The psychological pressure on the church judges everything according to psychological implications. What a theological poverty this institutes! We have a faith that is not dependent on our psychological mood.
There is nothing that human reason can do to move an inch closer to salvation. I believe that I cannot by my own reason or strength believe in Jesus Christ or come to him. This should slay every type of psychologization.
Psychology is generally a discipline devoted to discovering the reasons behind human thought and action. However, it is somewhat blinded by its unawareness of original sin and concupiscence. So it cannot give clear answers, because it naively proceeds with the sense that it can direct human behavior towards what is right and good, because it is unaware of what is eternally right and good. Who ever heard of psychologists actually curing anyone?
The Christian creed has nothing to do with psychology. She is utterly useless for theology. She is a set of false promises that cannot coincide with theological thinking. She is a creature without grace.

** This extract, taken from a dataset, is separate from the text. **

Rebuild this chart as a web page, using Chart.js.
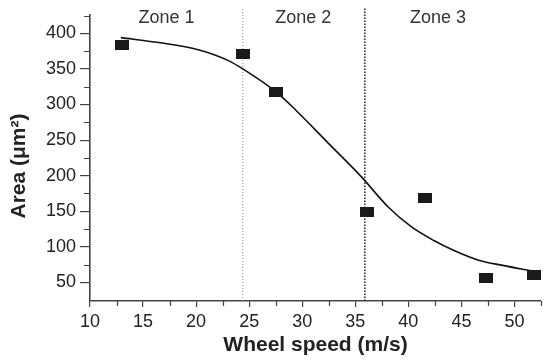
<!DOCTYPE html>
<html>
<head>
<meta charset="utf-8">
<script src="https://cdn.jsdelivr.net/npm/chart.js@4/dist/chart.umd.min.js"></script>
<style>
html,body{margin:0;padding:0;background:#fff;}
#wrap{width:549px;height:360px;position:relative;}
</style>
</head>
<body>
<div id="wrap"><canvas id="c" width="549" height="360"></canvas></div>
<script>
// ---- data ----
const speeds = [13.0, 24.4, 27.5, 36.1, 41.6, 47.3, 51.8];
const areas  = [383, 371, 317, 149, 169, 57, 61];

const fitX = [12.9, 16.5, 20.2, 23.0, 24.4, 27.5, 29.4, 32.5, 35.6, 38.1, 40.3, 42.4, 44.3, 46.7, 48.9, 51.7];
const fitY = [394, 387, 377, 362, 350, 318, 292, 245, 198, 156, 128, 109, 95, 81, 74, 66];

const zoneBounds = [24.4, 35.9];
const zoneNames = ['Zone 1', 'Zone 2', 'Zone 3'];
const zoneLabelX = [17.2, 30.1, 42.8];

const xTicks = [10, 15, 20, 25, 30, 35, 40, 45, 50];
const xMinor = [12.5, 17.5, 22.5, 27.5, 32.5, 37.5, 42.5, 47.5, 52.5];
const yTicks = [50, 100, 150, 200, 250, 300, 350, 400];
const yMinor = [75, 125, 175, 225, 275, 325, 375, 425];

const yTitle = 'Area (μm²)';
const xTitle = 'Wheel speed (m/s)';

const FONT = "'Liberation Sans', Arial, Helvetica, sans-serif";
const INK = '#222';
const AXIS = '#444';

// rectangular marker
const marker = document.createElement('canvas');
marker.width = 14; marker.height = 10;
(function(){const g = marker.getContext('2d'); g.fillStyle = '#1a1a1a'; g.fillRect(0,0,14,10);})();

const extras = {
  id: 'extras',
  afterDraw(chart) {
    const {ctx} = chart;
    const xs = chart.scales.x, ys = chart.scales.y;
    ctx.save();
    ctx.strokeStyle = AXIS;
    ctx.lineWidth = 1.2;
    ctx.beginPath();
    xMinor.forEach(v => {
      const px = Math.round(xs.getPixelForValue(v)) + 0.5;
      ctx.moveTo(px, xs.top); ctx.lineTo(px, xs.top + 5);
    });
    yMinor.forEach(v => {
      const py = Math.round(ys.getPixelForValue(v)) + 0.5;
      ctx.moveTo(ys.right, py); ctx.lineTo(ys.right - 6, py);
    });
    ctx.stroke();
    // zone labels
    ctx.fillStyle = '#333';
    ctx.font = '18px ' + FONT;
    ctx.textAlign = 'center';
    ctx.textBaseline = 'alphabetic';
    zoneNames.forEach((n, i) => {
      ctx.fillText(n, xs.getPixelForValue(zoneLabelX[i]), 23);
    });
    // y axis title
    ctx.fillStyle = INK;
    ctx.font = 'bold 21px ' + FONT;
    ctx.translate(19, 166);
    ctx.rotate(-Math.PI / 2);
    ctx.textAlign = 'center';
    ctx.textBaseline = 'middle';
    ctx.fillText(yTitle, 0, 0);
    ctx.restore();
  }
};

new Chart(document.getElementById('c'), {
  type: 'scatter',
  data: {
    datasets: [
      {
        type: 'line',
        data: [{x: zoneBounds[0], y: 24}, {x: zoneBounds[0], y: 436}],
        borderColor: '#888', borderWidth: 1, borderDash: [1, 2],
        pointRadius: 0, clip: false, order: 3
      },
      {
        type: 'line',
        data: [{x: zoneBounds[1], y: 24}, {x: zoneBounds[1], y: 436}],
        borderColor: '#222', borderWidth: 1.5, borderDash: [1.5, 1.5],
        pointRadius: 0, clip: false, order: 3
      },
      {
        type: 'line',
        data: fitX.map((x, i) => ({x, y: fitY[i]})),
        borderColor: '#111', borderWidth: 1.6,
        cubicInterpolationMode: 'monotone',
        pointRadius: 0, order: 2
      },
      {
        data: speeds.map((x, i) => ({x, y: areas[i]})),
        pointStyle: marker, pointRadius: 7,
        backgroundColor: '#1a1a1a', borderColor: '#1a1a1a',
        order: 1, clip: false
      }
    ]
  },
  options: {
    responsive: false,
    animation: false,
    layout: {padding: {top: 14, right: 0, bottom: 0, left: 0}},
    plugins: {legend: {display: false}, tooltip: {enabled: false}},
    scales: {
      x: {
        type: 'linear', min: 10, max: 52.5,
        afterBuildTicks: s => { s.ticks = xTicks.map(v => ({value: v})); },
        afterFit: s => { s.height = 59; },
        border: {display: true, color: AXIS, width: 1.6},
        grid: {drawOnChartArea: false, drawTicks: true, tickLength: 6, color: AXIS, lineWidth: 1.2},
        ticks: {color: INK, font: {size: 18, family: FONT}, padding: 4, maxRotation: 0},
        title: {display: true, text: xTitle, color: INK,
                font: {size: 21, weight: 'bold', family: FONT}, padding: {top: 0, bottom: 2}}
      },
      y: {
        type: 'linear', min: 24, max: 426,
        afterBuildTicks: s => { s.ticks = yTicks.map(v => ({value: v})); },
        afterFit: s => { s.width = 90; },
        border: {display: true, color: AXIS, width: 1.6},
        grid: {drawOnChartArea: false, drawTicks: true, tickLength: 10, color: AXIS, lineWidth: 1.2},
        ticks: {color: INK, font: {size: 18, family: FONT}, padding: 4}
      }
    }
  },
  plugins: [extras]
});
</script>
</body>
</html>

Theology, therefore, does not require a psychological mood, and thereby is dis-empowered the psychological pressure to have a good mood. Whenever the Scriptures say, “Rejoice” they also provide the Spirit with which to rejoice, so that in the context of sorrows, we can yet rejoice. We do not rejoice of the sorrows, but in the midst of them, we have a secret joy yet lighting us. The Scriptures never say, “do not feel sorrows.” Quite the contrary, they really encourage it. This is why a psychologization seeking to repel all disappointment in life falls beneath the dignity of the Lutheran theologian.
We should have sorrows. Indeed, sorrow is better than laughter. To want religion to turn into a celebration almost bespeaks an ignorance of its practical consequences. Religion is not a giddy thing. Sorrows will come and sadness too. Desperation will affect us. It is left to the world to proceed without psychological affect, because their hearts have been turned to stone.
So also, let us not defend our doctrine by speaking about what joy or happiness emerges from keeping the truth. We do not have rational grounds for holding the fort, but faith. What we have heard we believe. What we have read in Scripture, that we confess. Against the end of the world, hoping against hope, for eternal life, not immune but saved.
It is already something impure if we see theology as a defense against human weakness, rather than an atonement for our sinfulness. We who are sinful and weak participate in something invincible. We are never asserting our own strength, but the strength of him whom we confess. It is true that the knowledge of him thereby makes us strong, not substantially and independently but through a communication of himself. Yet what is human strength but weakness? We rely on the words of God.